YOUR INSTRUCTIONS: Write each line of the material exactly as given, from the top through the line that contains "const FONT_SIZE = 20;", and omit all pictures.

DATA RECORDS:
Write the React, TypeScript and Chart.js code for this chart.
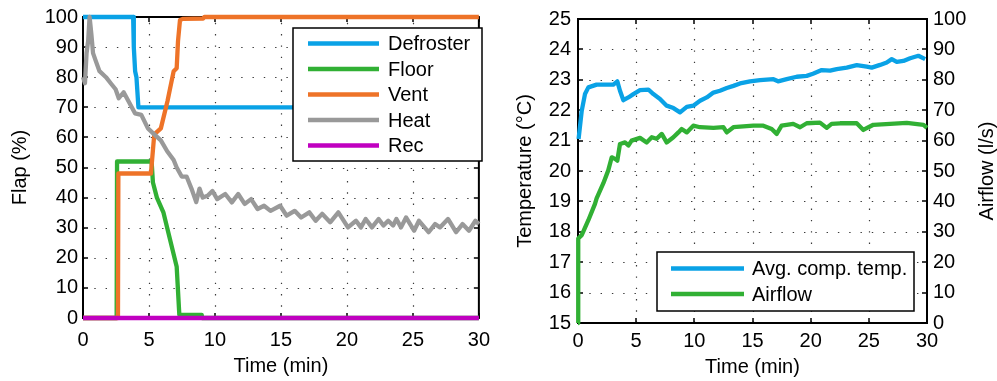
import { useEffect, useRef } from "react";
import { Chart, registerables } from "chart.js";

Chart.register(...registerables);

const FONT = "'Liberation Sans', Arial, Helvetica, sans-serif";
const FONT_SIZE = 20;

// ---- Flap positions (%) versus time (min) ----
const defroster: [number, number][] = [
  [0, 100], [3.8, 100], [3.85, 90], [3.95, 82], [4.05, 80], [4.2, 70], [30, 70],
];
const floor: [number, number][] = [
  [0, 0], [2.55, 0], [2.58, 52], [5.2, 52], [5.3, 45], [5.6, 40], [6.1, 35],
  [6.6, 26], [7.1, 17], [7.3, 1], [9, 1], [9.02, 0], [30, 0],
];
const vent: [number, number][] = [
  [0, 0], [2.65, 0], [2.68, 48], [5.15, 48], [5.4, 61], [5.9, 63], [6.4, 72],
  [6.87, 82], [7.1, 83], [7.2, 92], [7.35, 99], [7.6, 99.4], [9.1, 99.5],
  [9.2, 100], [30, 100],
];
const heat: [number, number][] = [
  [0, 80], [0.15, 78], [0.27, 88], [0.39, 92], [0.5, 100], [0.64, 94], [0.76, 88],
  [1.0, 85], [1.25, 82], [1.74, 80], [2.1, 78], [2.47, 76], [2.71, 73], [3.08, 75],
  [3.45, 72], [3.94, 68], [4.42, 67.5], [4.92, 63], [5.4, 61], [5.9, 59],
  [6.38, 55.4], [6.87, 52.5], [7.1, 50], [7.48, 47], [7.85, 47], [8.22, 43],
  [8.58, 38.5], [8.83, 43], [9.07, 40], [9.44, 40.6], [9.81, 42.2], [10.17, 39.5],
  [10.78, 41.2], [11.28, 38.4], [11.76, 41.2], [12.25, 37.9], [12.74, 39.5],
  [13.23, 36.2], [13.72, 37.3], [14.21, 35.6], [14.94, 37.3], [15.43, 34],
  [16.04, 35.6], [16.53, 33.4], [17.15, 35.1], [17.63, 32.3], [18.12, 34.6],
  [18.73, 31.8], [19.35, 35.1], [20.08, 30.1], [20.69, 32.3], [21.06, 30.1],
  [21.42, 32.9], [21.9, 30.1], [22.4, 32.9], [22.77, 30.7], [23.13, 32.3],
  [23.5, 30.7], [23.75, 32.9], [24.1, 30.1], [24.48, 33.4], [25.09, 29],
  [25.46, 32.3], [26.19, 28.5], [26.68, 31.2], [27.05, 30.1], [27.66, 32.9],
  [28.27, 28.5], [28.76, 31.2], [29.25, 29], [29.74, 32.3], [30, 31.2],
];
const rec: [number, number][] = [[0, 0], [30, 0]];

// ---- Cabin temperature (°C) and airflow (l/s) versus time (min) ----
const avgCompTemp: [number, number][] = [
  [0.05, 21.05], [0.32, 21.98], [0.6, 22.53], [0.89, 22.75], [1.6, 22.84],
  [3.04, 22.84], [3.38, 22.95], [3.61, 22.64], [3.9, 22.33], [4.33, 22.42],
  [4.76, 22.53], [5.33, 22.66], [6.05, 22.68], [6.48, 22.53], [7.05, 22.37],
  [7.62, 22.15], [8.2, 22.07], [8.77, 21.93], [9.35, 22.11], [9.91, 22.15],
  [10.49, 22.31], [11.07, 22.42], [11.64, 22.58], [12.2, 22.64], [12.79, 22.73],
  [13.36, 22.8], [13.93, 22.88], [14.79, 22.95], [15.65, 22.99], [16.8, 23.02],
  [17.2, 22.95], [17.94, 23.02], [18.8, 23.1], [19.66, 23.13], [20.2, 23.2],
  [20.95, 23.32], [21.67, 23.3], [22.24, 23.35], [23.1, 23.4], [23.96, 23.48],
  [24.82, 23.43], [25.25, 23.4], [25.97, 23.49], [26.54, 23.57], [26.97, 23.68],
  [27.4, 23.59], [27.97, 23.62], [28.55, 23.71], [29.26, 23.79], [29.84, 23.68],
];
const airflow: [number, number][] = [
  [0, 0], [0.02, 27.8], [0.32, 28.9], [0.89, 33.8], [1.46, 39.2], [1.6, 41],
  [2.18, 46], [2.6, 50.2], [2.9, 54.5], [3.18, 54], [3.38, 53.4], [3.61, 58.9],
  [4.04, 59.4], [4.33, 58.4], [4.61, 60], [5.33, 60.9], [5.9, 59.4], [6.34, 61.1],
  [6.76, 60.6], [7.2, 62.2], [7.62, 59.4], [8.2, 61.1], [8.63, 62.7], [8.91, 63.8],
  [9.35, 62.7], [9.91, 64.9], [10.49, 64.4], [11.64, 64.2], [12.5, 64.4],
  [12.79, 62.7], [13.36, 64.4], [13.93, 64.6], [15.07, 64.9], [15.93, 64.9],
  [16.65, 63.8], [17.08, 62.2], [17.5, 64.9], [18.5, 65.5], [19.09, 64.4],
  [19.66, 65.7], [20.8, 65.9], [21.38, 64.2], [21.8, 65.5], [22.53, 65.7],
  [23.96, 65.7], [24.53, 63.5], [24.97, 64.4], [25.39, 65.2], [26.83, 65.5],
  [28.26, 65.8], [29.7, 65.2], [30, 64.2],
];

const flapLabels = ["Defroster", "Floor", "Vent", "Heat", "Rec"];
const flapSeries = [defroster, floor, vent, heat, rec];
const flapColors = ["#0aa2e6", "#31b034", "#ee7328", "#999999", "#c000c0"];

const climateLabels = ["Avg. comp. temp.", "Airflow"];
const climateColors = ["#0aa2e6", "#31b034"];

const LINE_WIDTH = 4.3;

const toXY = (s: [number, number][]) => s.map(([x, y]) => ({ x, y }));

// Draws a boxed axes frame with dotted grid, inward ticks, an in-plot legend
// and an optional right-hand title that reads bottom to top.
const boxedAxes = {
  id: "boxedAxes",
  beforeDatasetsDraw(chart: any, _args: any, opts: any) {
    const { ctx, chartArea: a, scales } = chart;
    const xs = scales.x;
    const ys = scales.y;
    const yr = scales.y1 || scales.y;
    ctx.save();

    // dotted grid
    ctx.strokeStyle = "#3a3a3a";
    ctx.lineWidth = 1.2;
    ctx.setLineDash([1.4, 9.9]);
    xs.ticks.forEach((t: any) => {
      const px = Math.round(xs.getPixelForValue(t.value)) + 0.5;
      if (px <= a.left + 2 || px >= a.right - 2) return;
      ctx.beginPath();
      ctx.moveTo(px, a.bottom);
      ctx.lineTo(px, a.top);
      ctx.stroke();
    });
    ys.ticks.forEach((t: any) => {
      const py = Math.round(ys.getPixelForValue(t.value)) + 0.5;
      if (py <= a.top + 2 || py >= a.bottom - 2) return;
      ctx.beginPath();
      ctx.moveTo(a.left, py);
      ctx.lineTo(a.right, py);
      ctx.stroke();
    });
    ctx.setLineDash([]);

    // frame
    ctx.strokeStyle = "#000";
    ctx.lineWidth = 2;
    ctx.strokeRect(a.left, a.top, a.right - a.left, a.bottom - a.top);

    // inward tick marks
    const tl = opts.tickLength || 5;
    ctx.lineWidth = 1.5;
    ctx.beginPath();
    xs.ticks.forEach((t: any) => {
      const px = Math.round(xs.getPixelForValue(t.value));
      ctx.moveTo(px, a.bottom);
      ctx.lineTo(px, a.bottom - tl);
      ctx.moveTo(px, a.top);
      ctx.lineTo(px, a.top + tl);
    });
    ys.ticks.forEach((t: any) => {
      const py = Math.round(ys.getPixelForValue(t.value));
      ctx.moveTo(a.left, py);
      ctx.lineTo(a.left + tl, py);
    });
    yr.ticks.forEach((t: any) => {
      const py = Math.round(yr.getPixelForValue(t.value));
      ctx.moveTo(a.right, py);
      ctx.lineTo(a.right - tl, py);
    });
    ctx.stroke();
    ctx.restore();
  },
  afterDatasetsDraw(chart: any, _args: any, opts: any) {
    const { ctx } = chart;
    const lg = opts.legend;
    ctx.save();
    if (lg) {
      ctx.fillStyle = "#fff";
      ctx.fillRect(lg.left, lg.top, lg.right - lg.left, lg.bottom - lg.top);
      ctx.strokeStyle = "#000";
      ctx.lineWidth = 1.5;
      ctx.strokeRect(lg.left, lg.top, lg.right - lg.left, lg.bottom - lg.top);
      ctx.font = `${FONT_SIZE}px ${FONT}`;
      ctx.textAlign = "left";
      ctx.textBaseline = "middle";
      chart.data.datasets.forEach((ds: any, i: number) => {
        const y = lg.rows[i];
        ctx.strokeStyle = ds.borderColor;
        ctx.lineWidth = LINE_WIDTH;
        ctx.beginPath();
        ctx.moveTo(lg.sampleFrom, y);
        ctx.lineTo(lg.sampleTo, y);
        ctx.stroke();
        ctx.fillStyle = "#000";
        ctx.fillText(ds.label, lg.textX, y + 1);
      });
    }
    const rt = opts.rightTitle;
    if (rt) {
      ctx.translate(rt.x, rt.y);
      ctx.rotate(-Math.PI / 2);
      ctx.font = `${FONT_SIZE}px ${FONT}`;
      ctx.fillStyle = "#000";
      ctx.textAlign = "center";
      ctx.textBaseline = "middle";
      ctx.fillText(rt.text, 0, 0);
    }
    ctx.restore();
  },
};

const tickFont = { family: FONT, size: FONT_SIZE };

function timeAxis(labelPadding: number, titlePadding: number, height: number) {
  return {
    type: "linear" as const,
    min: 0,
    max: 30,
    grid: { display: false, drawTicks: false },
    border: { display: false },
    ticks: { stepSize: 5, font: tickFont, color: "#000", padding: labelPadding },
    title: {
      display: true,
      text: "Time (min)",
      font: tickFont,
      color: "#000",
      padding: { top: 0, bottom: titlePadding },
    },
    afterFit: (s: any) => {
      s.height = height;
    },
  };
}

const lineStyle = (color: string) => ({
  borderColor: color,
  backgroundColor: color,
  borderWidth: LINE_WIDTH,
  pointRadius: 0,
  tension: 0,
  borderJoinStyle: "round" as const,
  clip: 6,
});

function FlapChart() {
  const ref = useRef<HTMLCanvasElement | null>(null);
  useEffect(() => {
    if (!ref.current) return;
    const chart = new Chart(ref.current, {
      type: "line",
      data: {
        datasets: flapSeries.map((s, i) => ({
          label: flapLabels[i],
          data: toXY(s),
          ...lineStyle(flapColors[i]),
          order: flapSeries.length - i,
        })),
      },
      options: {
        responsive: false,
        animation: false,
        events: [],
        layout: { padding: { top: 15, right: 8, left: 0, bottom: 0 } },
        scales: {
          x: timeAxis(10, 3, 63),
          y: {
            type: "linear",
            min: 0,
            max: 100,
            grid: { display: false, drawTicks: false },
            border: { display: false },
            ticks: { stepSize: 10, font: tickFont, color: "#000", padding: 5 },
            title: {
              display: true,
              text: "Flap (%)",
              font: tickFont,
              color: "#000",
              padding: { top: 8, bottom: 0 },
            },
            afterFit: (s: any) => {
              s.width = 83;
            },
          },
        },
        plugins: {
          legend: { display: false },
          tooltip: { enabled: false },
          boxedAxes: {
            legend: {
              left: 293,
              top: 28,
              right: 482,
              bottom: 161,
              sampleFrom: 308,
              sampleTo: 379,
              textX: 388,
              rows: [43.5, 69, 94.5, 120, 145.5],
            },
          },
        } as any,
      },
      plugins: [boxedAxes],
    });
    return () => chart.destroy();
  }, []);
  return (
    <canvas
      ref={ref}
      width={500}
      height={381}
      style={{ position: "absolute", left: 0, top: 0 }}
    />
  );
}

function ClimateChart() {
  const ref = useRef<HTMLCanvasElement | null>(null);
  useEffect(() => {
    if (!ref.current) return;
    const chart = new Chart(ref.current, {
      type: "line",
      data: {
        datasets: [
          {
            label: climateLabels[0],
            data: toXY(avgCompTemp),
            yAxisID: "y",
            ...lineStyle(climateColors[0]),
          },
          {
            label: climateLabels[1],
            data: toXY(airflow),
            yAxisID: "y1",
            ...lineStyle(climateColors[1]),
          },
        ],
      },
      options: {
        responsive: false,
        animation: false,
        events: [],
        layout: { padding: { top: 18, right: 0, left: 0, bottom: 0 } },
        scales: {
          x: timeAxis(6, 2, 58),
          y: {
            type: "linear",
            position: "left",
            min: 15,
            max: 25,
            grid: { display: false, drawTicks: false },
            border: { display: false },
            ticks: { stepSize: 1, font: tickFont, color: "#000", padding: 7 },
            title: {
              display: true,
              text: "Temperature (°C)",
              font: tickFont,
              color: "#000",
              padding: { top: 13, bottom: 0 },
            },
            afterFit: (s: any) => {
              s.width = 78;
            },
          },
          y1: {
            type: "linear",
            position: "right",
            min: 0,
            max: 100,
            grid: { display: false, drawTicks: false },
            border: { display: false },
            ticks: { stepSize: 10, font: tickFont, color: "#000", padding: 6 },
            afterFit: (s: any) => {
              s.width = 70;
            },
          },
        },
        plugins: {
          legend: { display: false },
          tooltip: { enabled: false },
          boxedAxes: {
            legend: {
              left: 157,
              top: 252,
              right: 414,
              bottom: 311,
              sampleFrom: 171,
              sampleTo: 244,
              textX: 252,
              rows: [268.5, 294],
            },
            rightTitle: { text: "Airflow (l/s)", x: 487, y: 171 },
          },
        } as any,
      },
      plugins: [boxedAxes],
    });
    return () => chart.destroy();
  }, []);
  return (
    <canvas
      ref={ref}
      width={497}
      height={381}
      style={{ position: "absolute", left: 500, top: 0 }}
    />
  );
}

export default function App() {
  return (
    <div
      style={{
        position: "absolute",
        left: 0,
        top: 0,
        width: 997,
        height: 381,
        background: "#fff",
        overflow: "hidden",
      }}
    >
      <FlapChart />
      <ClimateChart />
    </div>
  );
}
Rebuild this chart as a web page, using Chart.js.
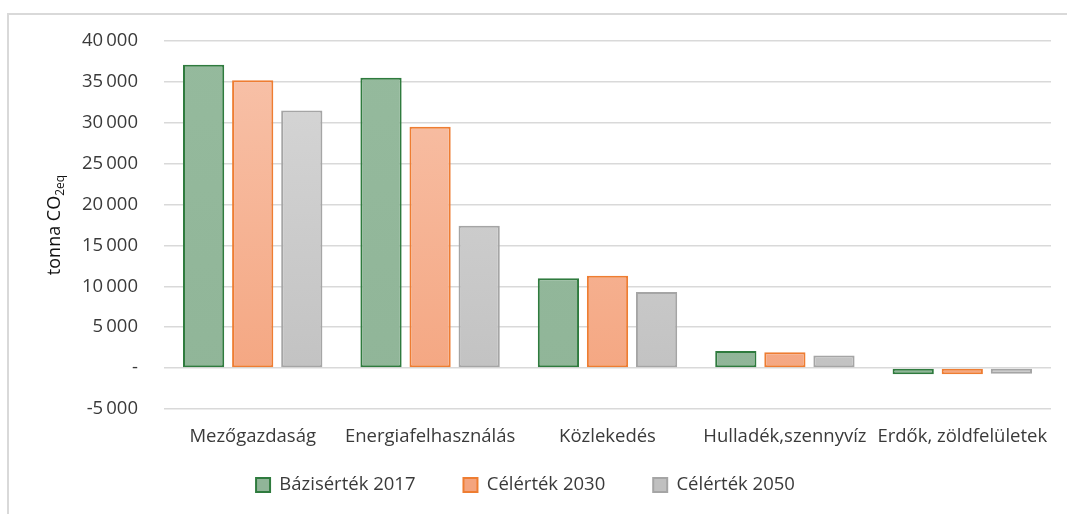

CORRECT RESPONSE:
Write the React, TypeScript and Chart.js code for this chart.
import { useEffect, useRef } from "react";
import { Chart, registerables } from "chart.js";

Chart.register(...registerables);

const FONT = "'Liberation Sans', Arial, Helvetica, sans-serif";
const FONT_SIZE = 20;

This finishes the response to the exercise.